If anyone wanted evidence that cycling keeps you fit and youthful then it's hard to go past Paul Odlin at 39.
"I don't think age is so much a factor. That doesn't come into it too much but if I was 59 it would probably make a difference," says Odlin, who is billeting with friends Kerri-anne and Josh Page in Hastings for the New Zealand and U23 Elite Road Racing Championship in Napier.
Kiwi rider Graeme Millar, the Cantabrian points out, had one of his best years when he was 40.
Odlin, who won the men's time trials at the nationals at his home circuit of Christchurch in 2012, says the prerequisite to glory is meticulous preparation right up to the race day.
"Basically you have to be close to the strongest in the field, really," he says after finishing fifth in a time of 52:57.00 yesterday in Taradale.

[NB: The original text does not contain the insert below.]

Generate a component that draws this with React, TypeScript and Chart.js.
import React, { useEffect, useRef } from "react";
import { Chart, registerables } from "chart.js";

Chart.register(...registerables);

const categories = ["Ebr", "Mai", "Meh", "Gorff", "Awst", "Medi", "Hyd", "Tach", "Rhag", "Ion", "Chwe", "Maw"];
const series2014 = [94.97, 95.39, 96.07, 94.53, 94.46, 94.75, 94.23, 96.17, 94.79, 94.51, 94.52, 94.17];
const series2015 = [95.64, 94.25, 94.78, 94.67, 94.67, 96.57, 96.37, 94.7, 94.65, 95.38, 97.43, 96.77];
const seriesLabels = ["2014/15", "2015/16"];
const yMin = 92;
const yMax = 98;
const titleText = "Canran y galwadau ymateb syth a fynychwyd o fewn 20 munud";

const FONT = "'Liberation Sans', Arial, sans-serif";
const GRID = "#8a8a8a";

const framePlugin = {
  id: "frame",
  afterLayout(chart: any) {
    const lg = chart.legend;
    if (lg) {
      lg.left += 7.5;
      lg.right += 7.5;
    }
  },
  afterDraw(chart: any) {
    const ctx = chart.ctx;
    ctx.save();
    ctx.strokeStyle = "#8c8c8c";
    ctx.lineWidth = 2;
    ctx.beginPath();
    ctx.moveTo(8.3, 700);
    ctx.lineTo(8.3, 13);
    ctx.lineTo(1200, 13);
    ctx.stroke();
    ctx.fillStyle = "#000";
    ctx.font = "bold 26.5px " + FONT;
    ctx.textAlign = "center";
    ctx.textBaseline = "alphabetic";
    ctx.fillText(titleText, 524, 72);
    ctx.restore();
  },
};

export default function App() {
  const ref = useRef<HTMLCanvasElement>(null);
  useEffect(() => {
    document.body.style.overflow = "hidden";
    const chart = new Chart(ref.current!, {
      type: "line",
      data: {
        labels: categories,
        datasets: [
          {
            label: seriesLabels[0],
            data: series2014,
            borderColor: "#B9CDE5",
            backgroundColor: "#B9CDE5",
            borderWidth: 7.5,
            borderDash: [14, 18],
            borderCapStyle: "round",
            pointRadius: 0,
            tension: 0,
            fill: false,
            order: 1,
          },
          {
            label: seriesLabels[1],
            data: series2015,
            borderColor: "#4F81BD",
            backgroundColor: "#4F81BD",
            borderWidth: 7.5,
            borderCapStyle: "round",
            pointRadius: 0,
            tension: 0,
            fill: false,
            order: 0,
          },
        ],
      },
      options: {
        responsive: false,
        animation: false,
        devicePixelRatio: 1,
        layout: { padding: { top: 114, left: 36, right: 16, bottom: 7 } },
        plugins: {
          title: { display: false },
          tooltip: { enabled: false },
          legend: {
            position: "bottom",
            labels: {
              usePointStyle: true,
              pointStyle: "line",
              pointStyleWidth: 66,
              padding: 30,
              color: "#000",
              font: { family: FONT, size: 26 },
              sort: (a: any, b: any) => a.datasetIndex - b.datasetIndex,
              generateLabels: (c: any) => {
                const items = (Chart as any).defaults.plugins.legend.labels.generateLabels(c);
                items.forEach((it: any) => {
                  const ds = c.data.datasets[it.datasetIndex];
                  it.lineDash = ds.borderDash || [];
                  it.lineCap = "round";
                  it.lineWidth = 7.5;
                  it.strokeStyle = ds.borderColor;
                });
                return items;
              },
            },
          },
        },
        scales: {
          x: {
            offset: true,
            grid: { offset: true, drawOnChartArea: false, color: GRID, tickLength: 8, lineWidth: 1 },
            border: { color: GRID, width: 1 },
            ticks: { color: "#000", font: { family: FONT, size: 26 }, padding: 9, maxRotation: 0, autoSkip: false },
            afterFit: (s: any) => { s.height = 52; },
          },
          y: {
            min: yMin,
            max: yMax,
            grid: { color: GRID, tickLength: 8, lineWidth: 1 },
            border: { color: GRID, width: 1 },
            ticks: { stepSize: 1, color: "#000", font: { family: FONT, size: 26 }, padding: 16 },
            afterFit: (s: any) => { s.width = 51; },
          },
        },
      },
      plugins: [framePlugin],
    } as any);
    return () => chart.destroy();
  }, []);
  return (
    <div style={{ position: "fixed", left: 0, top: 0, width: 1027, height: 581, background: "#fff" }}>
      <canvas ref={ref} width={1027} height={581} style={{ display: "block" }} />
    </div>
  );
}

He didn't feel so great last month after going out a little too hard in training.
"I think I was a little too excited after the Tour of Southland and didn't come down quick enough," says the Power Net team member, who first got into competitive cycling in 1999 while pursuing a degree in physical education at Otago University.
"Mentally you just have to gee yourself up for it," he says.
Odlin did not find the wind an issue because he's a relatively big unit but coming from a province where they haven't received decent rain for almost three months, he approached the downpours with positivity.
"If you kind of get excited about the wind and rain in a masochistic sort of way it can actually help you."
His other cycling achievements include winning the 2013 Oceania time trial; becoming the 2012 Oceania road race champion; the sprint ace winner of the 2011 Tour de Korea; a stage win in the Trust House Tour of Wellington; a silver medal in the Elite Nationals time trial (2008); first overall in the 2007 Benchmark Homes series and five individual rounds since its inception in 2005; and two-time winner of the GrapeRide.
Odlin first got a feel for the Bay circuits in November 2015 and has returned since to a place where the roads are quiet.
"It's warm and it's great coming here to see my mates - I really love that part."
He won a silver in the elite men's time trial 2008 here but emphasises Paddy Bevin won it in 2016 and, akin to professionals, epitomises what it takes to be on another level.
Odlin says, unlike the women's road race, which Kerri-anne feels can become a lottery, the men's event has an air of unpredictability about it.
"Like the breaks are going to stay away or the main contender punches or crashes so lots of different things happen that can make it more variable."
Having fun and trying to finish the road race here tomorrow are his goals.
"I haven't finished many road championships."
The former Subway Cycling team member, who also rode professionally for Trek-Zookeepers Café and Calder Stewart among others, operates his own business, Odlin Cycle Coaching, aimed at mentoring any cyclist from beginner to elite-level to achieve their potential.
He did have professional aspirations overseas but says he lacked maturity after failing to build as an amateur in Belgium in 2002.
His services include one-on-one mentoring, internet-based individual programmes and riding with his athletes in group rides.
Odlin is an events manager, adding to his resume a robust Winter Worlds every Sunday in Canterbury for 13 weeks from May to August each year, involving 150 riders competing in A to E grades.